**WHAT YOU NEED TO DO:** The line containing "import plotly.graph_objects as go" marks the end: extract everything from the first line of the data through that line, exactly, with no pictures.

--- COLLECTED MATERIAL ---

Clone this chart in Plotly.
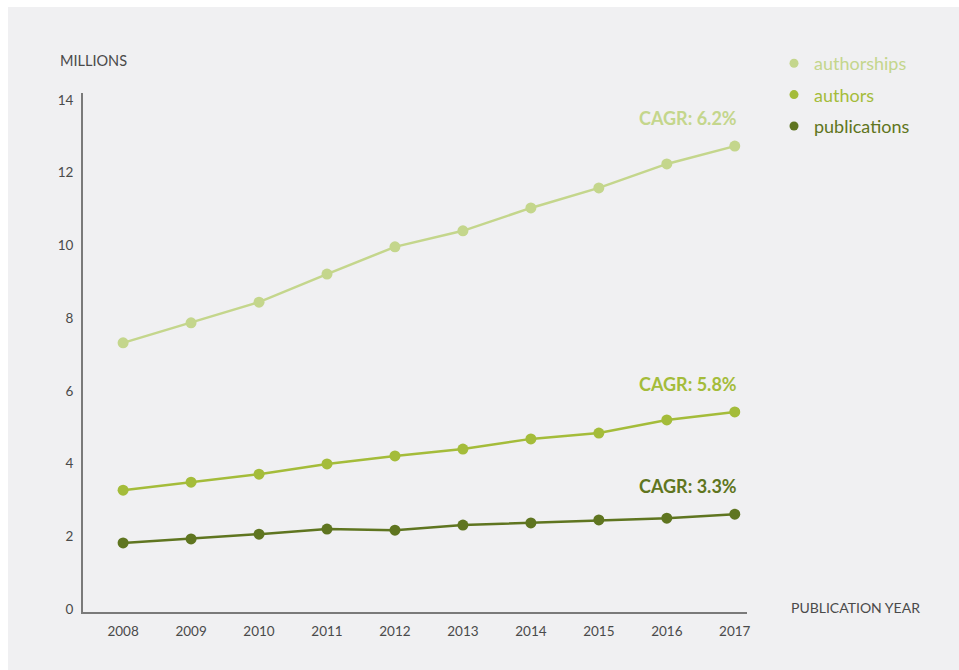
import plotly.graph_objects as go

years = [2008, 2009, 2010, 2011, 2012, 2013, 2014, 2015, 2016, 2017]
authorships = [7.32, 7.87, 8.44, 9.21, 9.96, 10.40, 11.03, 11.58, 12.24, 12.73]
authors = [3.27, 3.49, 3.71, 3.99, 4.21, 4.40, 4.68, 4.84, 5.20, 5.42]
publications = [1.82, 1.93, 2.06, 2.20, 2.17, 2.31, 2.37, 2.45, 2.50, 2.61]
series_names = ["authorships", "authors", "publications"]
cagr_labels = ["CAGR: 6.2%", "CAGR: 5.8%", "CAGR: 3.3%"]
y_ticks = [0, 2, 4, 6, 8, 10, 12, 14]

colors = ["#c4d68c", "#a4bc3a", "#5f7520"]
bg = "#f0f0f2"
FONT = "Lato, 'Open Sans', sans-serif"
TXT = "#4a4a4a"

W, H = 959, 670
ML, MR, MT, MB = 83, 212, 93, 58
PW, PH = W - ML - MR, H - MT - MB

fig = go.Figure()
data = [authorships, authors, publications]
for i, (name, vals) in enumerate(zip(series_names, data)):
    fig.add_trace(go.Scatter(
        x=years, y=vals, mode="lines+markers",
        line=dict(color=colors[i], width=2.5),
        marker=dict(color=colors[i], size=11),
        showlegend=False, hoverinfo="x+y", name=name,
    ))
    # legend entry (markers only)
    fig.add_trace(go.Scatter(
        x=[None], y=[None], mode="markers",
        name=f"<span style='color:{colors[i]}'>{name}</span>",
        marker=dict(color=colors[i], size=9),
        legendgroup=name, showlegend=True,
    ))
    fig.add_annotation(
        x=years[-1], y=vals[-1], text=f"<b>{cagr_labels[i]}</b>",
        showarrow=False, xanchor="right", yanchor="middle",
        xshift=4, yshift=28,
        font=dict(family=FONT, size=18, color=colors[i]),
    )

# axis titles
fig.add_annotation(
    x=-25 / PW, y=1 + (93 - 60) / PH, xref="paper", yref="paper",
    text="MILLIONS", showarrow=False, xanchor="left", yanchor="middle",
    font=dict(family=FONT, size=14.5, color=TXT),
)
fig.add_annotation(
    x=(789 - ML) / PW, y=(612 - 607) / PH, xref="paper", yref="paper",
    text="PUBLICATION YEAR", showarrow=False, xanchor="left", yanchor="middle",
    font=dict(family=FONT, size=14, color=TXT),
)

# white margin strips (top & left)
fig.add_shape(type="rect", xref="paper", yref="paper",
              x0=-ML / PW, x1=(8 - ML) / PW, y0=-MB / PH, y1=1 + MT / PH,
              fillcolor="white", line_width=0, layer="below")
fig.add_shape(type="rect", xref="paper", yref="paper",
              x0=-ML / PW, x1=1 + MR / PW, y0=1 + (MT - 7) / PH, y1=1 + MT / PH,
              fillcolor="white", line_width=0, layer="below")

fig.update_layout(
    width=W, height=H,
    margin=dict(l=ML, r=MR, t=MT, b=MB),
    paper_bgcolor=bg, plot_bgcolor=bg,
    font=dict(family=FONT, size=13, color=TXT),
    showlegend=True,
    legend=dict(
        x=1 + (774 - 747) / PW, y=1 + (93 - 45) / PH,
        xanchor="left", yanchor="top",
        font=dict(family=FONT, size=18),
        bgcolor="rgba(0,0,0,0)",
        tracegroupgap=5,
        itemwidth=30,
    ),
    xaxis=dict(
        range=[2007.41, 2017.18], tickmode="array", tickvals=years,
        showgrid=False, zeroline=False, showline=True, linecolor="#7a7a7a",
        linewidth=2, ticks="", ticklabelstandoff=6,
        tickfont=dict(family=FONT, size=13.5, color=TXT),
    ),
    yaxis=dict(
        range=[-0.08, 14.19], tickmode="array", tickvals=y_ticks,
        showgrid=False, zeroline=False, showline=True, linecolor="#7a7a7a",
        linewidth=2, ticks="", ticklabelstandoff=5,
        tickfont=dict(family=FONT, size=13.5, color=TXT),
    ),
)

fig.write_html("out.html")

---

**FINAL ANSWER:**
Clone this chart in Plotly.
import plotly.graph_objects as go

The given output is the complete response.